AWS Unit 2: The Rise and Fall of Daylight Hours

Introduction :: Activity 1 :: Activity 2 :: Activity 3

Activity 3

Objective

To construct a 24-hour clock to be used as a pie graph to show daylight hours versus nighttime hours.

Time Allotment

This will depend on how many graphs the students are constructing. To construct one graph will take about 20 minutes. If you are comparing a number of different dates for your area or you are comparing the daylight hours at a number of different latitudes, you will probably want to reproduce a line drawing of the basic graph.

Procedure

  1. Help each student construct a pie graph using a compass to draw the circle and a ruler and protractor to divide the circle into twenty-four wedges. Divide each wedge in half and then each half in half again by making tick marks on the circle. Mark the lines dividing the twenty-four wedges from 1 through 24 to make a 24-hour clock. Alternatively, hand out a basic pie graph already constructed as described and reproduced in quantity.
  2. On each graph, ask the students to plot the time of sunrise and sunset for a certain day at a certain latitude to the nearest quarter of an hour. Have the students color the dark hours and the light hours the same contrasting colors on all the graphs.
  3. Either assign data for different dates or latitudes to each student or group of students, or have all the students color in several different sets of data on already-prepared graphs. Be sure to assign dates at diametrically opposite times of year or assign latitudes for the same date in areas north and south of the equator. (This information can be obtained from an ephemeris.)
  4. After a variety of graphs are prepared, compare the areas of light and dark on graphs for the different dates or different areas.

Discussion

If the students are contrasting daylight and nighttime hours at different times of year, they will see graphically that the longest days are in June and the shortest in December and that the hours of daylight and darkness are equal at the equinoxes.

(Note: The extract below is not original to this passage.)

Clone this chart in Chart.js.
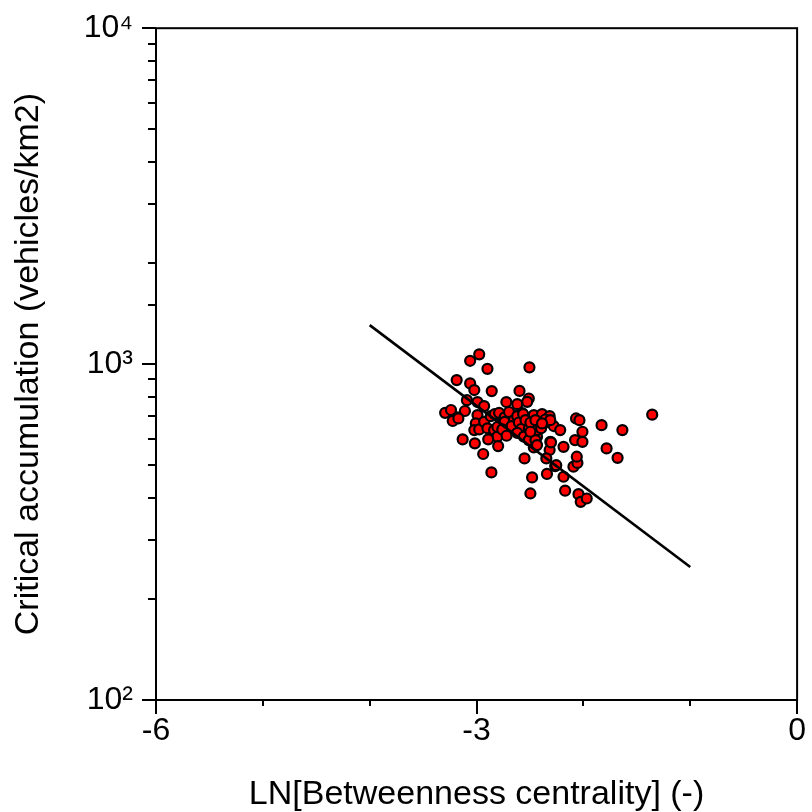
<!DOCTYPE html>
<html><head><meta charset="utf-8">
<script src="https://cdn.jsdelivr.net/npm/chart.js@4.4.0/dist/chart.umd.min.js"></script>
<style>html,body{margin:0;padding:0;background:#fff;}canvas{display:block;}</style>
</head><body>
<canvas id="c" width="812" height="812"></canvas>
<script>
const betweennessLn = [
-2.975, -3.06, -2.898, -2.505, -3.186, -3.06, -3.021, -2.858, -2.598, -3.09,
-2.991, -2.929, -2.721, -2.619, -2.511, -2.526, -3.294, -3.239, -3.109, -2.991,
-3.177, -2.789, -2.731, -2.666, -2.573, -3.223, -3.170, -3.007, -3.021, -2.975,
-2.929, -2.898, -2.836, -2.805, -2.798, -2.891, -3.130, -3.016, -2.938, -2.861,
-2.666, -2.619, -2.573, -2.526, -2.496, -2.464, -2.387, -2.316, -2.371, -2.278,
-2.217, -2.434, -2.464, -2.310, -2.316, -2.551, -2.347, -2.264, -2.186, -2.480,
-2.341, -2.496, -2.186, -2.171, -2.093, -2.056, -2.062, -2.078, -2.009, -2.009,
-2.069, -2.037, -1.830, -1.783, -1.680, -2.046, -2.025, -1.969, -1.635, -1.356,
-2.867, -2.830, -2.789, -2.737, -2.737, -2.696, -2.650, -2.672, -2.619, -2.604,
-2.564, -2.582, -2.542, -2.511, -2.496, -2.449, -2.434, -2.396, -2.356, -2.310,
-2.805, -2.759, -2.719, -2.619, -2.557, -2.511, -2.449, -2.434, -2.303, -2.254,
-2.387, -2.496
];
const criticalAccumulation = [
1069, 1023, 968, 978, 896, 876, 837, 831, 832, 781,
771, 750, 771, 760, 790, 772, 716, 730, 725, 705,
694, 705, 696, 705, 715, 677, 689, 666, 636, 639,
673, 644, 636, 608, 570, 597, 597, 581, 540, 476,
658, 644, 694, 666, 636, 705, 710, 700, 666, 654,
636, 608, 565, 587, 555, 524, 524, 497, 567, 460,
471, 412, 462, 420, 495, 508, 530, 594, 587, 629,
689, 681, 658, 561, 526, 410, 389, 398, 636, 707,
700, 710, 716, 694, 673, 720, 681, 654, 700, 670,
710, 641, 681, 641, 670, 681, 636, 644, 684, 681,
650, 639, 612, 624, 608, 594, 594, 574, 585, 500,
666, 629
];
const fitLineX = [-4, -1];
const fitLineY = [1306, 249];
const xMajorTicks = [-6, -3, 0];
const xTickLabels = ['-6', '-3', '0'];
const yMajorTicks = [100, 1000, 10000];
const yTickLabels = ['10\u00B2', '10\u00B3', '10\u2074'];

const FONT = '"Liberation Sans", Arial, sans-serif';

const scatterData = betweennessLn.map((x, i) => ({x: x, y: criticalAccumulation[i]}));
const lineData = fitLineX.map((x, i) => ({x: x, y: fitLineY[i]}));

const framePlugin = {
  id: 'frameTicks',
  afterDraw(chart) {
    const {ctx, chartArea: a} = chart;
    const xs = chart.scales.x, ys = chart.scales.y;
    ctx.save();
    ctx.strokeStyle = '#000';
    ctx.lineWidth = 2;
    ctx.lineCap = 'butt';
    ctx.strokeRect(a.left, a.top, a.right - a.left, a.bottom - a.top);
    xs.ticks.forEach(t => {
      const px = Math.round(xs.getPixelForValue(t.value));
      const major = xMajorTicks.some(m => Math.abs(m - t.value) < 1e-9);
      ctx.beginPath();
      ctx.moveTo(px, a.bottom);
      ctx.lineTo(px, a.bottom + (major ? 14 : 6));
      ctx.stroke();
    });
    ys.ticks.forEach(t => {
      const py = Math.round(ys.getPixelForValue(t.value));
      const major = yMajorTicks.some(m => Math.abs(m - t.value) < 1e-6);
      ctx.beginPath();
      ctx.moveTo(a.left, py);
      ctx.lineTo(a.left - (major ? 14 : 8), py);
      ctx.stroke();
    });
    ctx.restore();
  }
};

new Chart(document.getElementById('c'), {
  type: 'scatter',
  data: {
    datasets: [
      {
        type: 'line',
        data: lineData,
        borderColor: '#000',
        borderWidth: 2.6,
        pointRadius: 0,
        fill: false,
        order: 0
      },
      {
        data: scatterData,
        backgroundColor: '#ff0000',
        borderColor: '#000',
        borderWidth: 2.2,
        pointRadius: 5,
        order: 1
      }
    ]
  },
  options: {
    responsive: false,
    animation: false,
    layout: {padding: {top: 28, right: 10, left: 0, bottom: 0}},
    plugins: {legend: {display: false}, tooltip: {enabled: false}},
    scales: {
      x: {
        type: 'linear',
        min: -6, max: 0,
        grid: {drawOnChartArea: false, drawTicks: true, tickLength: 6, color: 'rgba(0,0,0,0)'},
        border: {display: false},
        ticks: {
          stepSize: 1,
          padding: 6,
          color: '#000',
          font: {family: FONT, size: 32},
          maxRotation: 0,
          autoSkip: false,
          callback: (v) => {
            const i = xMajorTicks.findIndex(m => Math.abs(m - v) < 1e-9);
            return i >= 0 ? xTickLabels[i] : '';
          }
        },
        title: {
          display: true,
          text: 'LN[Betweenness centrality] (-)',
          color: '#000',
          font: {family: FONT, size: 34, lineHeight: 1},
          padding: {top: 0, bottom: 0}
        },
        afterFit: (s) => { s.height = 112; }
      },
      y: {
        type: 'logarithmic',
        min: 100, max: 10000,
        grid: {drawOnChartArea: false, drawTicks: true, tickLength: 14, color: 'rgba(0,0,0,0)'},
        border: {display: false},
        ticks: {
          padding: 9,
          color: '#000',
          font: {family: FONT, size: 32},
          autoSkip: false,
          callback: (v) => {
            const i = yMajorTicks.findIndex(m => Math.abs(m - v) < 1e-6);
            return i >= 0 ? yTickLabels[i] : '';
          }
        },
        title: {
          display: true,
          text: 'Critical accumulation (vehicles/km2)',
          color: '#000',
          font: {family: FONT, size: 34, lineHeight: 1},
          padding: {top: 12, bottom: 0}
        },
        afterFit: (s) => { s.width = 156; }
      }
    }
  },
  plugins: [framePlugin]
});
</script>
</body></html>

If the students are contrasting the length of daylight hours at different latitudes, they will find that in June the daylight hours are longer than the hours of darkness north of the equator and shorter south of the equator. On any given date, the daylight hours and hours of darkness get closer to being equal as you approach the equator. In areas along the equator, the days and nights are of equal length year around.